▸ Directions
Starting from the top of the material, restate each line exactly until the line that contains "import pandas as pd", which is also copied. Pictures are excluded.

▸ Exercise material
# # # # # # #
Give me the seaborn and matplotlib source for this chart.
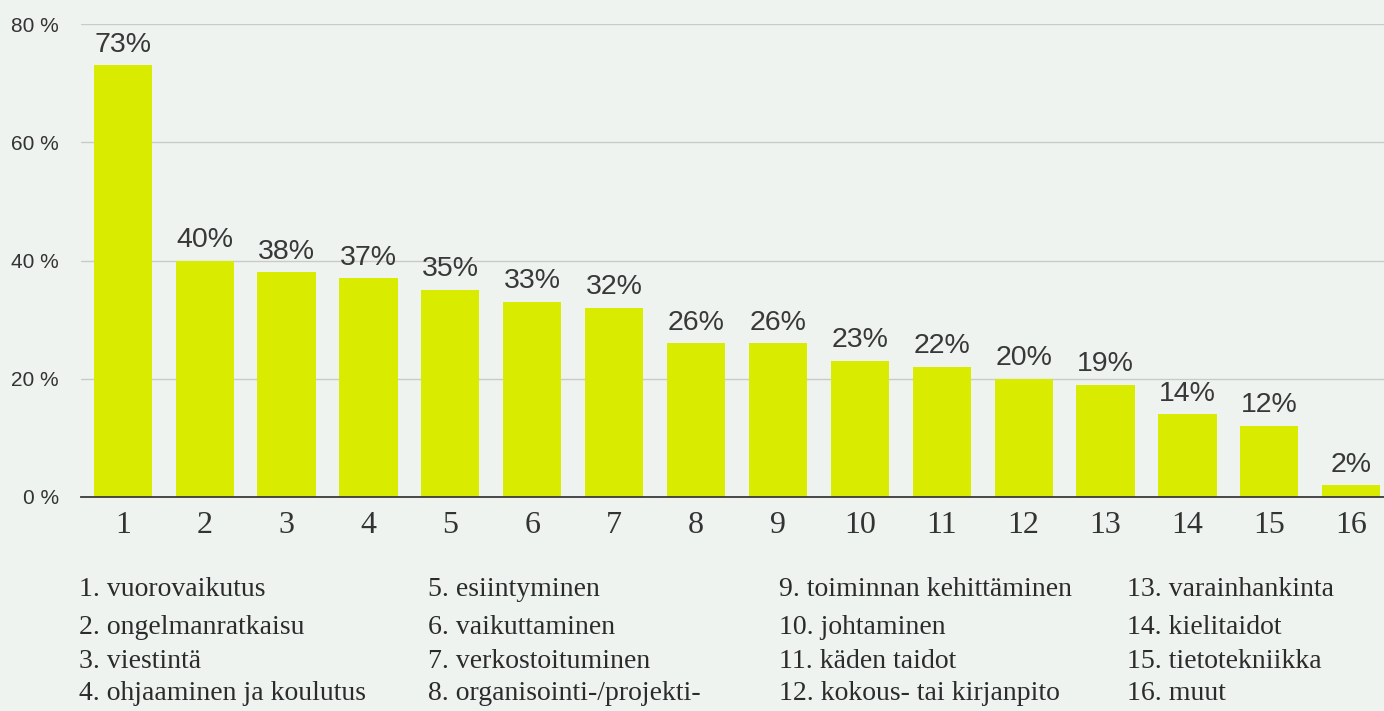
import matplotlib
matplotlib.use("Agg")
import matplotlib.pyplot as plt
import seaborn as sns
import pandas as pd

categories = [str(i) for i in range(1, 17)]
values = [73, 40, 38, 37, 35, 33, 32, 26, 26, 23, 22, 20, 19, 14, 12, 2]
yticks = [0, 20, 40, 60, 80]
ytick_labels = ["0 %", "20 %", "40 %", "60 %", "80 %"]
legend_items = [
    "1. vuorovaikutus", "2. ongelmanratkaisu", "3. viestintä", "4. ohjaaminen ja koulutus",
    "5. esiintyminen", "6. vaikuttaminen", "7. verkostoituminen", "8. organisointi-/projekti-",
    "9. toiminnan kehittäminen", "10. johtaminen", "11. käden taidot", "12. kokous- tai kirjanpito",
    "13. varainhankinta", "14. kielitaidot", "15. tietotekniikka", "16. muut",
]

BG = "#eef3ef"
BAR = "#d9ec00"

sns.set_theme(style="white")
plt.rcParams["font.family"] = ["Liberation Sans", "DejaVu Sans"]

fig = plt.figure(figsize=(13.84, 7.11), dpi=100, facecolor=BG)
ax = fig.add_axes([81 / 1384, 214 / 711, 1 - 81 / 1384, (497 - 24) / 711])
ax.set_facecolor(BG)

df = pd.DataFrame({"cat": categories, "val": values})
sns.barplot(data=df, x="cat", y="val", color=BAR, width=0.71, saturation=1,
            linewidth=0, ax=ax, zorder=3)

ax.set_ylim(0, 80)
ax.set_xlim(-0.51, 15.4)
ax.set_yticks(yticks)
ax.set_yticklabels(ytick_labels, fontsize=15, color="#333333")
ax.yaxis.grid(True, color="#c9cbc9", linewidth=1.0, zorder=0)
ax.set_axisbelow(True)
ax.tick_params(axis="y", length=0, pad=16)
ax.tick_params(axis="x", length=0, pad=10)
for lbl in ax.get_xticklabels():
    lbl.set_fontfamily(["Liberation Serif", "DejaVu Serif"])
    lbl.set_fontsize(23)
    lbl.set_color("#333333")
ax.set_xlabel("")
ax.set_ylabel("")
for s in ["top", "right", "left"]:
    ax.spines[s].set_visible(False)
ax.spines["bottom"].set_color("#3a3a3a")
ax.spines["bottom"].set_linewidth(1.3)
ax.spines["bottom"].set_zorder(4)

for i, v in enumerate(values):
    ax.annotate(f"{v}%", (i, v), xytext=(0, 5.5), textcoords="offset points",
                ha="center", va="bottom", fontsize=20.5, color="#383838",
                annotation_clip=False)

col_x = [79, 428, 779, 1127]
row_y = [590, 627, 661, 694]
for k, txt in enumerate(legend_items):
    c, r = divmod(k, 4)
    fig.text(col_x[c] / 1384, 1 - row_y[r] / 711, txt, ha="left", va="center",
             fontsize=20, color="#2b2b2b", family=["Liberation Serif", "DejaVu Serif"])

fig.savefig("out.png", dpi=100, facecolor=BG)
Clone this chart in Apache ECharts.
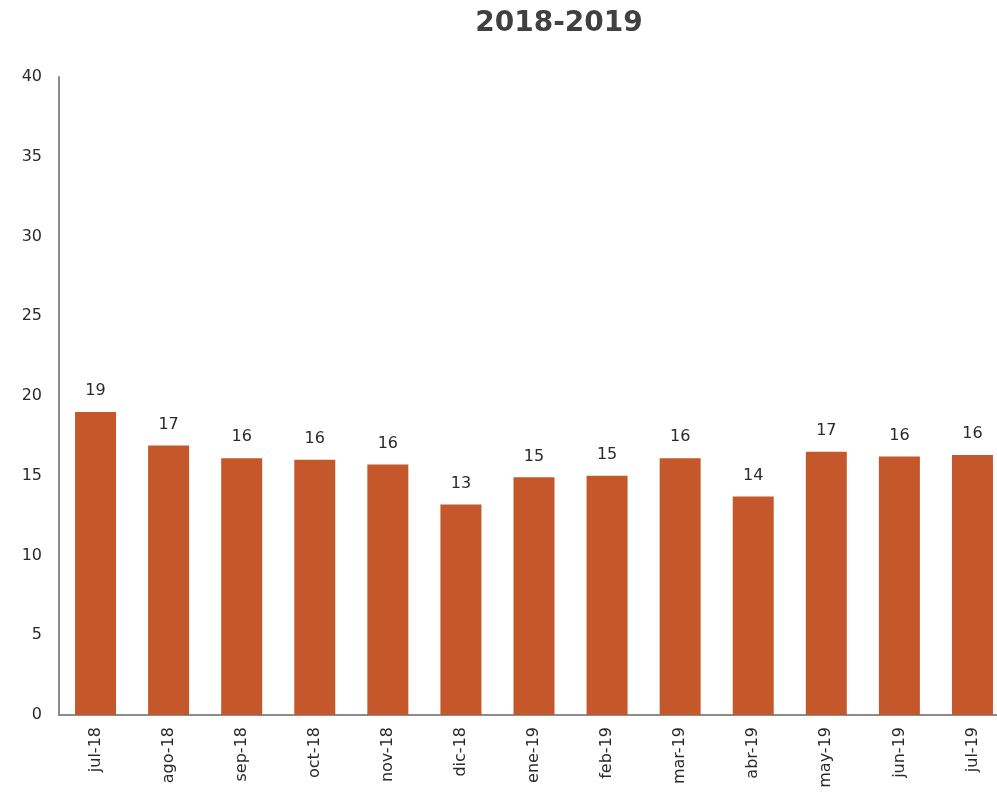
<!DOCTYPE html>
<html>
<head>
<meta charset="utf-8">
<script src="https://cdn.jsdelivr.net/npm/echarts@6/dist/echarts.min.js"></script>
<style>
  html, body { margin: 0; padding: 0; background: #fff; overflow: hidden; }
  #chart { width: 1009px; height: 793px; }
</style>
</head>
<body>
<div id="chart"></div>
<script>
const categories = ["jul-18", "ago-18", "sep-18", "oct-18", "nov-18", "dic-18", "ene-19", "feb-19", "mar-19", "abr-19", "may-19", "jun-19", "jul-19"];
const values = [19.0, 16.9, 16.1, 16.0, 15.7, 13.2, 14.9, 15.0, 16.1, 13.7, 16.5, 16.2, 16.3];
const yTicks = { min: 0, max: 40, interval: 5 };

const font = "'DejaVu Sans', sans-serif";
const chart = echarts.init(document.getElementById("chart"));

// plot runs a little past the right edge of the 997px window, like the original
chart.setOption({
  animation: false,
  backgroundColor: "#ffffff",
  title: {
    text: "2018-2019",
    left: 554, top: 5, textAlign: "center",
    textStyle: { fontFamily: font, fontSize: 28, fontWeight: "bold", color: "#404040" }
  },
  grid: { left: 59, right: 0, top: 77, bottom: 78, containLabel: false },
  xAxis: {
    type: "category",
    data: categories,
    axisLine: { lineStyle: { color: "#8c8c8c", width: 2 } },
    axisTick: { show: false },
    axisLabel: { rotate: 90, margin: 12, fontFamily: font, fontSize: 16, color: "#2a2a2a" }
  },
  yAxis: {
    type: "value",
    min: yTicks.min, max: yTicks.max, interval: yTicks.interval,
    axisLine: { show: true, lineStyle: { color: "#8c8c8c", width: 2 } },
    axisTick: { show: false },
    splitLine: { show: false },
    axisLabel: { margin: 17, fontFamily: font, fontSize: 16, color: "#2a2a2a" }
  },
  series: [{
    type: "bar",
    data: values,
    barWidth: 41,
    itemStyle: { color: "#c4582a" },
    label: {
      show: true, position: "top", distance: 13,
      fontFamily: font, fontSize: 16, color: "#2a2a2a",
      formatter: (p) => Math.round(p.value)
    }
  }]
});
</script>
</body>
</html>
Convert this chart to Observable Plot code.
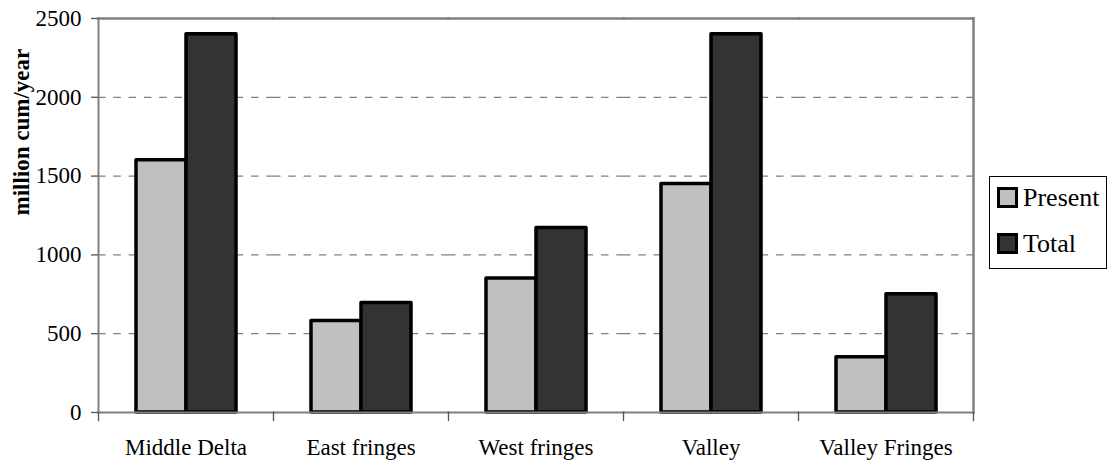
<!DOCTYPE html>
<html>
<head>
<meta charset="utf-8">
<script src="https://cdn.jsdelivr.net/npm/d3@7"></script>
<script src="https://cdn.jsdelivr.net/npm/@observablehq/plot@0.6"></script>
<style>
  html, body { margin: 0; padding: 0; background: #fff; }
  #wrap { position: relative; width: 1107px; height: 462px; overflow: hidden; }
  #wrap svg { position: absolute; left: 0; top: 0; }
  #wrap svg, #wrap svg text { font-family: "Liberation Serif", "Times New Roman", serif !important; }
  #legend { position: absolute; left: 989px; top: 176px; width: 118px; height: 93px; box-sizing: border-box;
            border: 1px solid #000; background: #fff; font-family: "Liberation Serif", "Times New Roman", serif; font-size: 26px; color: #000; }
  .item { position: absolute; left: 7px; display: flex; align-items: center; height: 21px; }
  .sw { width: 21px; height: 21px; box-sizing: border-box; border: 3.5px solid #000; margin-right: 5px; }
  .lab { line-height: 21px; white-space: nowrap; }
</style>
</head>
<body>
<div id="wrap"></div>
<script>
// ---- data ----
const categories = ["Middle Delta", "East fringes", "West fringes", "Valley", "Valley Fringes"];
const series = ["Present", "Total"];
const presentValues = [1600, 580, 850, 1450, 350];
const totalValues = [2400, 695, 1170, 2400, 750];
const yTicks = [0, 500, 1000, 1500, 2000, 2500];
const gridTicks = [500, 1000, 1500, 2000];
const seriesColors = ["#c0c0c0", "#333333"];
const yLabel = "million cum/year";

// ---- table built from the arrays ----
const valuesBySeries = { Present: presentValues, Total: totalValues };
const data = categories.flatMap((c, i) => series.map(s => ({ category: c, series: s, value: valuesBySeries[s][i] })));

const fontFamily = "Liberation Serif, Times New Roman, serif";
const frameGrey = "#808080";

const chart = Plot.plot({
  width: 1107,
  height: 462,
  marginLeft: 97,
  marginRight: 133,
  marginTop: 18,
  marginBottom: 50,
  style: { fontFamily, fontSize: "23px", color: "#000", background: "transparent", overflow: "visible" },
  fx: { domain: categories, padding: 0, label: null },
  x: { domain: series, paddingInner: 0, paddingOuter: 0.716, axis: null },
  y: { domain: [yTicks[0], yTicks[yTicks.length - 1]], label: null },
  color: { domain: series, range: seriesColors },
  marks: [
    Plot.ruleY(gridTicks, { stroke: frameGrey, strokeWidth: 1.3, strokeDasharray: "7.5,7.8" }),
    Plot.barY(data, { fx: "category", x: "series", y: "value", fill: "series", stroke: "#000", strokeWidth: 3.5, strokeLinejoin: "round" }),
    Plot.frame({ anchor: "top", stroke: frameGrey, strokeWidth: 2.5 }),
    Plot.frame({ anchor: "bottom", stroke: frameGrey, strokeWidth: 2 }),
    Plot.frame({ anchor: "left", stroke: frameGrey, strokeWidth: 2, facetAnchor: "left" }),
    Plot.frame({ anchor: "right", stroke: frameGrey, strokeWidth: 2.5, facetAnchor: "right" }),
    Plot.frame({ anchor: "left", stroke: "#555", strokeWidth: 1.3, insetTop: 394, insetBottom: -8 }),
    Plot.frame({ anchor: "right", stroke: "#555", strokeWidth: 1.3, insetTop: 394, insetBottom: -8, facetAnchor: "right" }),
    Plot.axisY({ ticks: yTicks, tickFormat: d => String(d), tickSize: 7, tickPadding: 10, stroke: "#555", strokeWidth: 1.3, label: null, fontSize: 23, fill: "#000" }),
    Plot.axisFx({ anchor: "bottom", tickSize: 0, tickPadding: 26, label: null, fontSize: 23, fill: "#000" }),
    Plot.text([yLabel], { fx: [categories[0]], text: d => d, frameAnchor: "left", rotate: -90, dx: -77, fontWeight: "bold", fontSize: 23, fill: "#000" })
  ]
});

const wrap = document.getElementById("wrap");
wrap.appendChild(chart);

// legend (HTML, built from series arrays)
const legend = document.createElement("div");
legend.id = "legend";
series.forEach((s, i) => {
  const item = document.createElement("div");
  item.className = "item";
  item.style.top = (10 + i * 46) + "px";
  const sw = document.createElement("div");
  sw.className = "sw";
  sw.style.background = seriesColors[i];
  const lab = document.createElement("span");
  lab.className = "lab";
  lab.textContent = s;
  item.appendChild(sw);
  item.appendChild(lab);
  legend.appendChild(item);
});
wrap.appendChild(legend);
</script>
</body>
</html>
# # # # # # #
▸ Response to this task
Give me the seaborn and matplotlib source for this chart.
import matplotlib
matplotlib.use("Agg")
import matplotlib.pyplot as plt
import seaborn as sns
import pandas as pd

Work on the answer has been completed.